You can check the article out yourself for more, but I agree with the premise. The internet continuing to mirror the "real" world is generally a good thing, and the "forces of good" can harness those powers as well as the "forces of evil".
Noam Chomsky has worried quite a bit about the power of centralized press.
"Chomsky's central belief is that propaganda plays the same role in a democracy as violence plays in a dictatorship.
In the United States, therefore, you need to be less afraid of the National Guard and more afraid of the manipulation of information by governmental, corporate and academic sources. According to Chomsky, the elites who control and benefit from the American political system preserve that system by marginalizing alternative political views, selectively reporting on the consequences of United States foreign policy, and creating political apathy among the general populace by encouraging them to watch professional sports and TV sitcoms rather than actively participate in the political process."
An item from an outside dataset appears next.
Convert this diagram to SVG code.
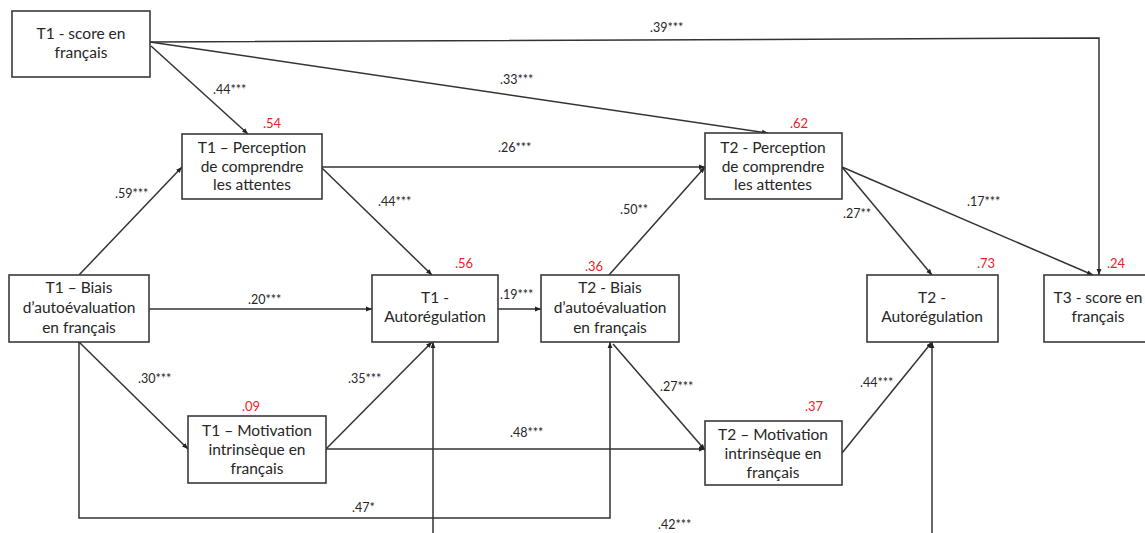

Bruce Schneier should be less worried about manipulation of public news outlets, stock prices, and the economy by hackers, and more worried about the manipulation of public opinion by corporations and governments. Hackers, by showing people how easy it is to have their opinions manipulated, actually serve a positive purpose. I'm not saying I endorse the Internet Wire hack, real people lost money and that's not good. But, creative hacks, the "jam the WTO" movement in Seattle, cool sites like The Onion and Adbusters are all great ways to wake up an uninterested, uninvolved public.